What the task asks: Where does the string "this" appear in the records? Copy every line that contains it.

(Entries with chart source code)

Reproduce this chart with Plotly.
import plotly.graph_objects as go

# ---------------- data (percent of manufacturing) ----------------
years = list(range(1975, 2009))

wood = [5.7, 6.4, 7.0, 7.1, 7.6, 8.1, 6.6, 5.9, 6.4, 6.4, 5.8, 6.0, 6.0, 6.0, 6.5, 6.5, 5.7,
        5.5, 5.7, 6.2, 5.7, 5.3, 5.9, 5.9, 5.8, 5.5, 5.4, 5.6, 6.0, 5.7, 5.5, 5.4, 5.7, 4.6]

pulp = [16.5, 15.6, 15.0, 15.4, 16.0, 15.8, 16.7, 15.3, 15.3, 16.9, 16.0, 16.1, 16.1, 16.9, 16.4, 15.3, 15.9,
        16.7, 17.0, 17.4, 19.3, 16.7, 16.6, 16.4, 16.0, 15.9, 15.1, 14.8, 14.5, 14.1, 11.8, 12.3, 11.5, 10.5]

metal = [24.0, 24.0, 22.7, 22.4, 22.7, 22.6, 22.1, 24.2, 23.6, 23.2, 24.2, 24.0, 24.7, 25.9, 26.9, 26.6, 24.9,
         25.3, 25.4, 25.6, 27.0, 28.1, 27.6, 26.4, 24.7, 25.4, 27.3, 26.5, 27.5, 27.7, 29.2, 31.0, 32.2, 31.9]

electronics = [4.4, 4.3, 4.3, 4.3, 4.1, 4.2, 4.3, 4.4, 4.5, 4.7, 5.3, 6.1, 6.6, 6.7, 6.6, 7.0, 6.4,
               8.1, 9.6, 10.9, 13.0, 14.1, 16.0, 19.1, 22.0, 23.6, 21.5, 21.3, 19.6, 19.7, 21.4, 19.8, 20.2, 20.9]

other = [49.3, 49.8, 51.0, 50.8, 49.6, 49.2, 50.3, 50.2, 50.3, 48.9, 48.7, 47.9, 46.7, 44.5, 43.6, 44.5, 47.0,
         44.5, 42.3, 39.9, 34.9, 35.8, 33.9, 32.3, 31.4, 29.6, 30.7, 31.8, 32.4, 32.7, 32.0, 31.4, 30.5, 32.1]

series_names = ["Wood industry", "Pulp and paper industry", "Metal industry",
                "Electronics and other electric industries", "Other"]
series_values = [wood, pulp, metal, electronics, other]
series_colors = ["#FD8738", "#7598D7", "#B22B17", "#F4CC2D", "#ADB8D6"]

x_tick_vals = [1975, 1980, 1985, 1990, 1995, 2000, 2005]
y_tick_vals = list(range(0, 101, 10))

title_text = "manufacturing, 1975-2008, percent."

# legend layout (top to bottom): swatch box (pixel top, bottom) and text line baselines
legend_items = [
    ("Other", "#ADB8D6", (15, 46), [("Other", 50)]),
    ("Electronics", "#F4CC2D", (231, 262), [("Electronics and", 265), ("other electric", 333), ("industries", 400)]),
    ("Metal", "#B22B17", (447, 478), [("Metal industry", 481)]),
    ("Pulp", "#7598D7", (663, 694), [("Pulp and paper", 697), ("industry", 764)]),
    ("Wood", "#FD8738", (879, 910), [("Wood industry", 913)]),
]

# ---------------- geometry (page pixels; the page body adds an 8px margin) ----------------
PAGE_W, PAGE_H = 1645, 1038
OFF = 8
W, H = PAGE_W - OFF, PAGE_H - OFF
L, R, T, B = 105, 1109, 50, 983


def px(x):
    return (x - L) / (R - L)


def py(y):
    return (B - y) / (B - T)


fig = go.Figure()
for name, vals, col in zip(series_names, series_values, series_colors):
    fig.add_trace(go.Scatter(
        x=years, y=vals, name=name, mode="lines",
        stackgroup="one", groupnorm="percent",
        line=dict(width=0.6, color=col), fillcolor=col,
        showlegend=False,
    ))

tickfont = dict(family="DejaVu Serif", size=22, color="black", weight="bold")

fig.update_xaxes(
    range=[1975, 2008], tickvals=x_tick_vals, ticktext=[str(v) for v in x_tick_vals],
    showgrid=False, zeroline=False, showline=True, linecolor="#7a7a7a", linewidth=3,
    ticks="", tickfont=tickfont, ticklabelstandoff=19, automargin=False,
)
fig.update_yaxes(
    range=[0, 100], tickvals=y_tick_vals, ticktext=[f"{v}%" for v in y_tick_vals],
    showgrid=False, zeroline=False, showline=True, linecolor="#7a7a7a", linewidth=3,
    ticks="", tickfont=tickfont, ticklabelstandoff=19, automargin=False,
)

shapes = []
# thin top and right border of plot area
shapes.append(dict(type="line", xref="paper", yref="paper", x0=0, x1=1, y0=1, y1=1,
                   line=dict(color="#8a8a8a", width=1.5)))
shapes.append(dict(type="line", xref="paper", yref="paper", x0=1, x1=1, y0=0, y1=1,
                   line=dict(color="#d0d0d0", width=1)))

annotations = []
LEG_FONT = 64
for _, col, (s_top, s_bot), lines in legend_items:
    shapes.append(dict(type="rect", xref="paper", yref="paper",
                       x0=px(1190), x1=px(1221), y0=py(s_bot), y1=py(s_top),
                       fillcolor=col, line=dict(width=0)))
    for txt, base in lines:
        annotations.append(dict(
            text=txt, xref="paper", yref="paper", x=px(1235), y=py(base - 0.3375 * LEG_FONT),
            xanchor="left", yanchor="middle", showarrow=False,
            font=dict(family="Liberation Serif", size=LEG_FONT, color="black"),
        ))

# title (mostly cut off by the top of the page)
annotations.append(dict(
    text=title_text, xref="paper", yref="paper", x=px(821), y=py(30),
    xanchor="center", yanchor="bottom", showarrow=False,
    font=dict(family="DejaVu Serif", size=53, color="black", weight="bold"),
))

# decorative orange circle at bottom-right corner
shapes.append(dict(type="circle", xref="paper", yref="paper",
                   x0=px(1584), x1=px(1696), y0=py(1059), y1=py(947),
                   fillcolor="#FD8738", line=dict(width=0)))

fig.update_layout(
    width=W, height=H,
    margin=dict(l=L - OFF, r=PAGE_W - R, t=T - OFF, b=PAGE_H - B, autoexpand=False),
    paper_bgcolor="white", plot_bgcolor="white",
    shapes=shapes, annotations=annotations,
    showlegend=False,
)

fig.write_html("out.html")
--
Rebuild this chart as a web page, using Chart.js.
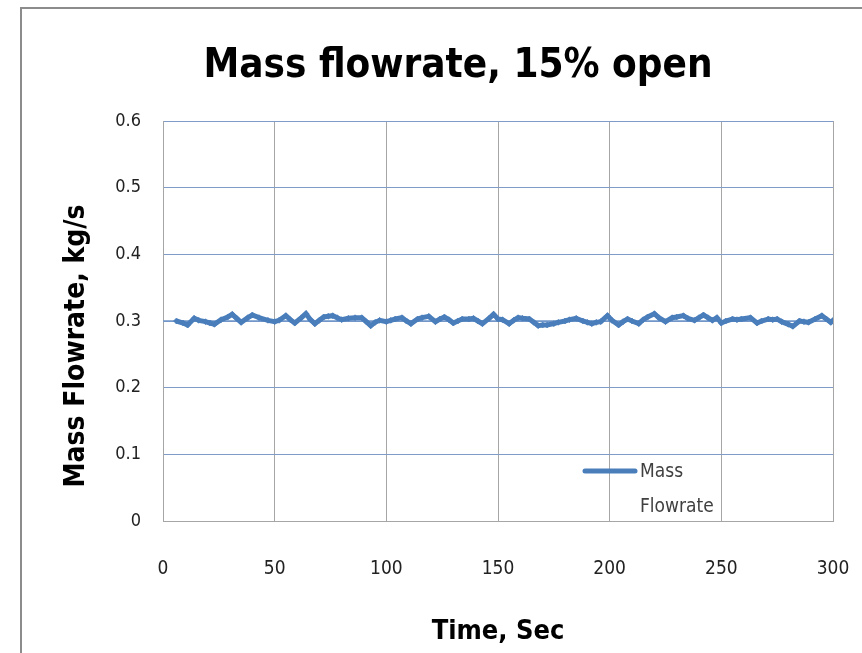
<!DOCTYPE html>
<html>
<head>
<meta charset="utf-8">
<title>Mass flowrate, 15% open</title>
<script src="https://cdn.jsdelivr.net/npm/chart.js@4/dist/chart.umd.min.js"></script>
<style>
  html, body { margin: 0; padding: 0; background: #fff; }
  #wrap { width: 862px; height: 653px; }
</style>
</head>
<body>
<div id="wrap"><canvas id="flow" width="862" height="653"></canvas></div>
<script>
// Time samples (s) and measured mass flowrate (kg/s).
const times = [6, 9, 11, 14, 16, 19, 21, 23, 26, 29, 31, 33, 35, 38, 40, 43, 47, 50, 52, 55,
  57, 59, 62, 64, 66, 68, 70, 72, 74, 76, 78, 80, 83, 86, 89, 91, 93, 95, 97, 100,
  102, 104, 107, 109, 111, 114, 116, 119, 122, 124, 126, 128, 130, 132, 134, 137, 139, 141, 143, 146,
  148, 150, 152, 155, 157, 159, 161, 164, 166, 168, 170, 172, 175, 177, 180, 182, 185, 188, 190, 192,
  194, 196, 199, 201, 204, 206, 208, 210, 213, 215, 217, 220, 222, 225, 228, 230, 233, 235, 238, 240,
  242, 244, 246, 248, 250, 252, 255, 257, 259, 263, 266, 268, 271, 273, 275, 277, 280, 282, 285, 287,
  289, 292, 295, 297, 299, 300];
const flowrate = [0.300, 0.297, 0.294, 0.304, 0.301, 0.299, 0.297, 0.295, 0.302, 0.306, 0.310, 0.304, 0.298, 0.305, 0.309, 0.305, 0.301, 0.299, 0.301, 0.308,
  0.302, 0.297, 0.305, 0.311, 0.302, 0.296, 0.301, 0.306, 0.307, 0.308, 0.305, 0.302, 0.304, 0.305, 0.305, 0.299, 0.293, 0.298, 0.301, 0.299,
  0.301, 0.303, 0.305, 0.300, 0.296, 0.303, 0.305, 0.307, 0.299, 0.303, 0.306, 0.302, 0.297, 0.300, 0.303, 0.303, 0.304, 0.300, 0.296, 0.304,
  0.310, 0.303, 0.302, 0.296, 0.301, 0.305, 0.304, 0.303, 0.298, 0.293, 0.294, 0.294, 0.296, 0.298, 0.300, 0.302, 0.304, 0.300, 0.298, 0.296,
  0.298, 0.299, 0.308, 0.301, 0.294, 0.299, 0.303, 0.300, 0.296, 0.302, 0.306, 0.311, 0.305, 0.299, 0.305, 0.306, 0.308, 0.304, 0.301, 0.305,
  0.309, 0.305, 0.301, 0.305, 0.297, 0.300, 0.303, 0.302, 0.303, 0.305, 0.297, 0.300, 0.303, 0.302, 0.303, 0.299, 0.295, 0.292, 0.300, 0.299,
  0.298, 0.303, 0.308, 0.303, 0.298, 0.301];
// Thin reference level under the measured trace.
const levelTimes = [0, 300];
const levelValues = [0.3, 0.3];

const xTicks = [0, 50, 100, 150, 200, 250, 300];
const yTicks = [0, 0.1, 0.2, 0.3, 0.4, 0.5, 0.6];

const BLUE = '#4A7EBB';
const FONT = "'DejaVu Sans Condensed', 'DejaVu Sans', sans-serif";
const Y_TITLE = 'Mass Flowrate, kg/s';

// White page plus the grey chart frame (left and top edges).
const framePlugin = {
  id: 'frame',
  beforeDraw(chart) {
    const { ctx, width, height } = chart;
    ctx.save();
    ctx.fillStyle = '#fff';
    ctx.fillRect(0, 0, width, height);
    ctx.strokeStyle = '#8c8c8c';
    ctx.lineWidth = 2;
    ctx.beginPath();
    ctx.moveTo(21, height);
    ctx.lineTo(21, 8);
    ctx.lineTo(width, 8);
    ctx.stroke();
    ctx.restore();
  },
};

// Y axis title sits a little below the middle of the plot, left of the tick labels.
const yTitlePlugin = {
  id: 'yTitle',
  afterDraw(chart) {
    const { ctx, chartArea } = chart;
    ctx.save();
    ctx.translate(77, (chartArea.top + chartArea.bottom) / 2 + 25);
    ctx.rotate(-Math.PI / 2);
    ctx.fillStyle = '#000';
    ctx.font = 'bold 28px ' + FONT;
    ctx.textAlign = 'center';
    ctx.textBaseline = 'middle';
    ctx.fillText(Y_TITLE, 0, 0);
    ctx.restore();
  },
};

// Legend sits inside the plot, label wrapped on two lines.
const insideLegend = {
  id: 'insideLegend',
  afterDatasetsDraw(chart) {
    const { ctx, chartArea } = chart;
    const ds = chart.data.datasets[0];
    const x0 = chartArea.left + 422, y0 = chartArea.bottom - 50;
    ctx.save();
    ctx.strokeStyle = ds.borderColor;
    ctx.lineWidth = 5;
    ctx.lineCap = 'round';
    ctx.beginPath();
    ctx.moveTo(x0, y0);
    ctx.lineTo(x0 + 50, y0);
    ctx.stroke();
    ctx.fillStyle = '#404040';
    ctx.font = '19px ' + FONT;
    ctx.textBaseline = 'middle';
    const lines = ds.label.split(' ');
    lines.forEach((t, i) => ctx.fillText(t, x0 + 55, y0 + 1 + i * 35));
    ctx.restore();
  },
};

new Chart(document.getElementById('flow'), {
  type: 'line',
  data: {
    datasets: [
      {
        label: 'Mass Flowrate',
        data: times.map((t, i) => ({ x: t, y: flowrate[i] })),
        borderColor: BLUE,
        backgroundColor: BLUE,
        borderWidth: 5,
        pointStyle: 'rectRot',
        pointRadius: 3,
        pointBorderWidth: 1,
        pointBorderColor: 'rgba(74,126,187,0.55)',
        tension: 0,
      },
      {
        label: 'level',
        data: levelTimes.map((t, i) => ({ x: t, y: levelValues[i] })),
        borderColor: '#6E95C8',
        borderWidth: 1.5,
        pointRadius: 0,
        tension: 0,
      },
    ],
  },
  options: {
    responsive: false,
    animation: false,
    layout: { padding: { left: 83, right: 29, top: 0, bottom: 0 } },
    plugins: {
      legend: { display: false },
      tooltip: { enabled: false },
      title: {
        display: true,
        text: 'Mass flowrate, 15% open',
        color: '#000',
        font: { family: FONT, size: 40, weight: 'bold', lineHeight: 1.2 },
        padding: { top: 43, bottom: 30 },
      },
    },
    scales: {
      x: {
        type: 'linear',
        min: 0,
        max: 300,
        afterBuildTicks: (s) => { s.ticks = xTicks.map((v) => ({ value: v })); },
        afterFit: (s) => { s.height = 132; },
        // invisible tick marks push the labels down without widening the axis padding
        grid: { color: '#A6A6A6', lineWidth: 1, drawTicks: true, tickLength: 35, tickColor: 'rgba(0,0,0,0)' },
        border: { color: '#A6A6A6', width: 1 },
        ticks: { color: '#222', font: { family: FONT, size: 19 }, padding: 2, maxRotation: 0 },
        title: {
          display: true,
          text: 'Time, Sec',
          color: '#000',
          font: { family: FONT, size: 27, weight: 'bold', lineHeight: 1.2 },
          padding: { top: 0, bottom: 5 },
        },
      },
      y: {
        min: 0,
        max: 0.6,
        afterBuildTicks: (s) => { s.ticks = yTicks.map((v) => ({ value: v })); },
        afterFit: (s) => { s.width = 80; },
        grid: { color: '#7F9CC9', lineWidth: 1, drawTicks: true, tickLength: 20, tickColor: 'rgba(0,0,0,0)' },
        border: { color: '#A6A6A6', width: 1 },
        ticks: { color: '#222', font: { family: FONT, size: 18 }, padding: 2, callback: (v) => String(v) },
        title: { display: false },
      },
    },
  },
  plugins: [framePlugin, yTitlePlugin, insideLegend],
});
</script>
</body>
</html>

The output:
Reproduce this chart with Plotly.
Rebuild this chart as a web page, using Chart.js.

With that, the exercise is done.